*Information supplied*.
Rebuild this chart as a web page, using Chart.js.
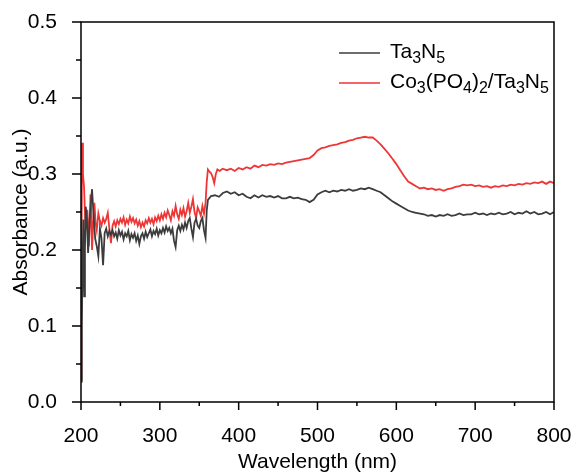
<!DOCTYPE html>
<html>
<head>
<meta charset="utf-8">
<script src="https://cdn.jsdelivr.net/npm/chart.js@4/dist/chart.umd.min.js"></script>
<style>
  body { margin: 0; background: #fff; }
  #absChart { display: block; }
</style>
</head>
<body>
<canvas id="absChart" width="574" height="475"></canvas>
<script>
// series names, "_" marks a subscript digit
const seriesNames = ['Ta_3N_5', 'Co_3(PO_4)_2/Ta_3N_5'];

const xTicks = [200, 300, 400, 500, 600, 700, 800];
const yTicks = [0.0, 0.1, 0.2, 0.3, 0.4, 0.5];

// Ta3N5
const ta3n5Wl = [
  200, 201, 202, 203, 204, 205, 206, 207.5, 209, 211, 212.5,
  214, 216, 218, 220, 222, 224, 226, 228, 230, 232, 234, 236, 238, 240,
  242, 244, 246, 248, 250, 252, 254, 256, 258, 260, 262, 264, 266,
  268, 270, 272, 274, 276, 278, 280, 282, 284, 286, 288, 290, 292,
  294, 296, 298, 300, 302, 304, 306, 308, 310, 312, 314, 316, 318,
  320, 322, 324, 326, 328, 330, 332, 334, 336, 338, 340, 342, 344,
  346, 348, 350, 352, 354, 356, 358, 359.5, 361,
  365, 370, 375, 380, 385, 390, 395, 400, 405, 410,
  415, 420, 425, 430, 435, 440, 445, 450, 455, 460,
  465, 470, 475, 480, 485, 490, 495, 500, 505, 510,
  515, 520, 525, 530, 535, 540, 545, 550, 555, 560,
  565, 570, 575, 580, 585, 590, 595, 600, 605, 610,
  615, 620, 625, 630, 635, 640, 645, 650, 655, 660,
  665, 670, 675, 680, 685, 690, 695, 700, 705, 710,
  715, 720, 725, 730, 735, 740, 745, 750, 755, 760,
  765, 770, 775, 780, 785, 790, 795, 800];
const ta3n5Abs = [
  0.027, 0.10, 0.187, 0.24, 0.139, 0.20, 0.257, 0.24, 0.196, 0.24, 0.262,
  0.280, 0.245, 0.215, 0.205, 0.192, 0.228, 0.215, 0.180, 0.222, 0.228, 0.218, 0.225, 0.220, 0.226,
  0.218, 0.223, 0.215, 0.226, 0.219, 0.224, 0.214, 0.222, 0.218, 0.225, 0.213, 0.221, 0.216,
  0.222, 0.212, 0.219, 0.208, 0.218, 0.222, 0.215, 0.224, 0.217, 0.222, 0.227, 0.218, 0.225,
  0.221, 0.228, 0.219, 0.226, 0.222, 0.229, 0.223, 0.231, 0.225, 0.229, 0.222, 0.228, 0.212,
  0.204, 0.226, 0.232, 0.225, 0.233, 0.227, 0.236, 0.229, 0.238, 0.242, 0.228, 0.217, 0.236,
  0.241, 0.232, 0.229, 0.238, 0.242, 0.226, 0.216, 0.252, 0.266,
  0.271, 0.272, 0.270, 0.275, 0.277, 0.274, 0.276, 0.272, 0.274, 0.270,
  0.268, 0.272, 0.269, 0.272, 0.270, 0.271, 0.269, 0.271, 0.268, 0.268,
  0.270, 0.268, 0.269, 0.267, 0.266, 0.263, 0.266, 0.273, 0.276, 0.278,
  0.276, 0.278, 0.277, 0.279, 0.278, 0.280, 0.278, 0.279, 0.281, 0.280,
  0.282, 0.280, 0.278, 0.276, 0.272, 0.268, 0.264, 0.261, 0.258, 0.255,
  0.252, 0.250, 0.249, 0.248, 0.247, 0.245, 0.246, 0.244, 0.246, 0.245,
  0.247, 0.245, 0.246, 0.248, 0.246, 0.247, 0.247, 0.249, 0.247, 0.248,
  0.246, 0.248, 0.247, 0.249, 0.247, 0.248, 0.250, 0.247, 0.249, 0.248,
  0.251, 0.248, 0.250, 0.247, 0.248, 0.250, 0.247, 0.250];

// Co3(PO4)2/Ta3N5
const coWl = [
  200, 200.7, 201.3, 202.5, 203.8, 205, 206, 207, 208, 209, 210, 211,
  212, 213, 214, 215.5, 217, 218.5, 220, 222, 224, 226, 228, 230, 232,
  234, 236, 238, 240, 242, 244, 246, 248, 250, 252, 254, 256, 258,
  260, 262, 264, 266, 268, 270, 272, 274, 276, 278, 280, 282, 284,
  286, 288, 290, 292, 294, 296, 298, 300, 302, 304, 306, 308, 310,
  312, 314, 316, 318, 320, 322, 324, 326, 328, 330, 332, 334, 336,
  338, 340, 342, 344, 346, 348, 350, 352, 354, 356, 358, 359.5,
  361, 363, 365, 367, 369, 371, 373, 376, 379.6,
  385, 390, 395, 400, 405, 410, 415, 420, 425, 430,
  435, 440, 445, 450, 455, 460, 465, 470, 475, 480,
  485, 490, 495, 500, 505, 510, 515, 520, 525, 530,
  535, 540, 545, 550, 555, 560, 565, 570, 575, 580,
  585, 590, 595, 600, 605, 610, 615, 620, 625, 630,
  635, 640, 645, 650, 655, 660, 665, 670, 675, 680,
  685, 690, 695, 700, 705, 710, 715, 720, 725, 730,
  735, 740, 745, 750, 755, 760, 765, 770, 775, 780,
  785, 790, 795, 800];
const coAbs = [
  0.03, 0.20, 0.341, 0.30, 0.284, 0.25, 0.227, 0.24, 0.253, 0.235, 0.205, 0.23,
  0.273, 0.25, 0.200, 0.235, 0.262, 0.236, 0.226, 0.248, 0.238, 0.232, 0.242, 0.236, 0.241,
  0.249, 0.228, 0.209, 0.232, 0.238, 0.231, 0.239, 0.234, 0.241, 0.236, 0.243, 0.233, 0.240,
  0.235, 0.244, 0.237, 0.242, 0.235, 0.240, 0.232, 0.238, 0.230, 0.236, 0.231, 0.239, 0.235,
  0.242, 0.236, 0.241, 0.234, 0.243, 0.238, 0.245, 0.239, 0.247, 0.241, 0.249, 0.243, 0.252,
  0.246, 0.239, 0.251, 0.245, 0.258, 0.247, 0.241, 0.253, 0.246, 0.255, 0.244, 0.251, 0.262,
  0.249, 0.257, 0.267, 0.250, 0.242, 0.256, 0.251, 0.245, 0.258, 0.248, 0.262, 0.290,
  0.306, 0.303, 0.301, 0.296, 0.288, 0.300, 0.306, 0.304, 0.307,
  0.305, 0.307, 0.304, 0.308, 0.306, 0.309, 0.307, 0.311, 0.309, 0.312,
  0.311, 0.313, 0.312, 0.314, 0.313, 0.315, 0.316, 0.317, 0.318, 0.319,
  0.320, 0.321, 0.325, 0.331, 0.334, 0.335, 0.337, 0.338, 0.339, 0.341,
  0.342, 0.344, 0.345, 0.347, 0.348, 0.349, 0.348, 0.348, 0.344, 0.339,
  0.333, 0.327, 0.320, 0.313, 0.305, 0.297, 0.290, 0.287, 0.284, 0.281,
  0.282, 0.280, 0.281, 0.279, 0.280, 0.278, 0.280, 0.281, 0.283, 0.284,
  0.286, 0.285, 0.286, 0.284, 0.285, 0.283, 0.284, 0.282, 0.284, 0.283,
  0.285, 0.284, 0.286, 0.285, 0.287, 0.286, 0.288, 0.287, 0.289, 0.288,
  0.290, 0.287, 0.290, 0.288];

const fontFamily = '"Liberation Sans", Arial, sans-serif';

const app = {
  toPoints: function (xs, ys) {
    return xs.map(function (x, i) { return { x: x, y: ys[i] }; });
  },

  // draws the box round the plot and the major / minor ticks
  frameTicks: {
    id: 'frameTicks',
    afterDraw: function (chart) {
      const ctx = chart.ctx;
      const area = chart.chartArea;
      const xScale = chart.scales.x;
      const yScale = chart.scales.y;

      ctx.save();
      ctx.strokeStyle = '#000';
      ctx.lineWidth = 1.5;
      ctx.strokeRect(area.left, area.top, area.right - area.left, area.bottom - area.top);
      ctx.beginPath();
      for (let i = 0; i < xTicks.length; i++) {
        const px = xScale.getPixelForValue(xTicks[i]);
        ctx.moveTo(px, area.bottom);
        ctx.lineTo(px, area.bottom + 8);
        if (i < xTicks.length - 1) {
          const mid = xScale.getPixelForValue((xTicks[i] + xTicks[i + 1]) / 2);
          ctx.moveTo(mid, area.bottom);
          ctx.lineTo(mid, area.bottom + 4);
        }
      }
      for (let i = 0; i < yTicks.length; i++) {
        const py = yScale.getPixelForValue(yTicks[i]);
        ctx.moveTo(area.left, py);
        ctx.lineTo(area.left - 9, py);
        if (i < yTicks.length - 1) {
          const mid = yScale.getPixelForValue((yTicks[i] + yTicks[i + 1]) / 2);
          ctx.moveTo(area.left, mid);
          ctx.lineTo(area.left - 5, mid);
        }
      }
      ctx.stroke();
      ctx.restore();
    }
  },

  // legend with real subscripts
  subLegend: {
    id: 'subLegend',
    afterDraw: function (chart) {
      const ctx = chart.ctx;
      const rows = [53, 83];
      ctx.save();
      chart.data.datasets.forEach(function (ds, i) {
        const y = rows[i];
        ctx.strokeStyle = ds.borderColor;
        ctx.lineWidth = 1.6;
        ctx.beginPath();
        ctx.moveTo(339, y);
        ctx.lineTo(380, y);
        ctx.stroke();

        let x = 390;
        const base = y + 5;
        const parts = seriesNames[i].split(/(_\d)/);
        ctx.fillStyle = '#000';
        ctx.textBaseline = 'alphabetic';
        parts.forEach(function (p) {
          if (!p) return;
          if (p[0] === '_') {
            ctx.font = '16px ' + fontFamily;
            ctx.fillText(p.slice(1), x, base + 5);
            x += ctx.measureText(p.slice(1)).width;
          } else {
            ctx.font = '21px ' + fontFamily;
            ctx.fillText(p, x, base);
            x += ctx.measureText(p).width;
          }
        });
      });
      ctx.restore();
    }
  },

  renderChart: function () {
    const thisApp = this;
    const ctx = document.getElementById('absChart').getContext('2d');

    // eslint-disable-next-line no-undef
    const chart = new Chart(ctx, {
      type: 'line',
      data: {
        datasets: [{
          label: 'Ta3N5',
          data: thisApp.toPoints(ta3n5Wl, ta3n5Abs),
          borderColor: '#3c3c3c',
          borderWidth: 1.8,
          pointRadius: 0,
        },
        {
          label: 'Co3(PO4)2/Ta3N5',
          data: thisApp.toPoints(coWl, coAbs),
          borderColor: '#ee3636',
          borderWidth: 1.8,
          pointRadius: 0,
        }]
      },
      options: {
        responsive: false,
        animation: false,
        layout: { padding: { top: 22, right: 20, left: 0, bottom: 0 } },
        plugins: {
          legend: { display: false },
          tooltip: { enabled: false },
        },
        scales: {
          x: {
            type: 'linear',
            min: 200,
            max: 800,
            grid: { display: false },
            border: { display: false },
            afterBuildTicks: function (scale) {
              scale.ticks = xTicks.map(function (v) { return { value: v }; });
            },
            afterFit: function (scale) {
              scale.height = 73;
              scale.paddingLeft = 0;
              scale.paddingRight = 0;
            },
            ticks: {
              padding: 14,
              color: '#000',
              maxRotation: 0,
              font: { family: fontFamily, size: 21 },
            },
            title: {
              display: true,
              text: 'Wavelength (nm)',
              color: '#000',
              padding: { top: 0, bottom: 0 },
              font: { family: fontFamily, size: 21 },
            }
          },
          y: {
            min: 0,
            max: 0.5,
            grid: { display: false },
            border: { display: false },
            afterBuildTicks: function (scale) {
              scale.ticks = yTicks.map(function (v) { return { value: v }; });
            },
            afterFit: function (scale) {
              scale.width = 81;
              scale.paddingTop = 0;
              scale.paddingBottom = 0;
            },
            ticks: {
              padding: 16,
              color: '#000',
              font: { family: fontFamily, size: 21 },
              callback: function (v) { return v.toFixed(1); },
            },
            title: {
              display: true,
              text: 'Absorbance (a.u.)',
              color: '#000',
              padding: { top: 9, bottom: 0 },
              font: { family: fontFamily, size: 21 },
            }
          }
        }
      },
      plugins: [thisApp.frameTicks, thisApp.subLegend]
    });

    return chart;
  },

  init: function () {
    this.renderChart();
  }
};

app.init();
</script>
</body>
</html>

*Challenge*. Write out an exact copy of the listing, first line through the line containing "const yTicks = [0.0, 0.1, 0.2, 0.3, 0.4, 0.5];", with the pictures left out.

*Exercise answer*.
Rebuild this chart as a web page, using Chart.js.
<!DOCTYPE html>
<html>
<head>
<meta charset="utf-8">
<script src="https://cdn.jsdelivr.net/npm/chart.js@4/dist/chart.umd.min.js"></script>
<style>
  body { margin: 0; background: #fff; }
  #absChart { display: block; }
</style>
</head>
<body>
<canvas id="absChart" width="574" height="475"></canvas>
<script>
// series names, "_" marks a subscript digit
const seriesNames = ['Ta_3N_5', 'Co_3(PO_4)_2/Ta_3N_5'];

const xTicks = [200, 300, 400, 500, 600, 700, 800];
const yTicks = [0.0, 0.1, 0.2, 0.3, 0.4, 0.5];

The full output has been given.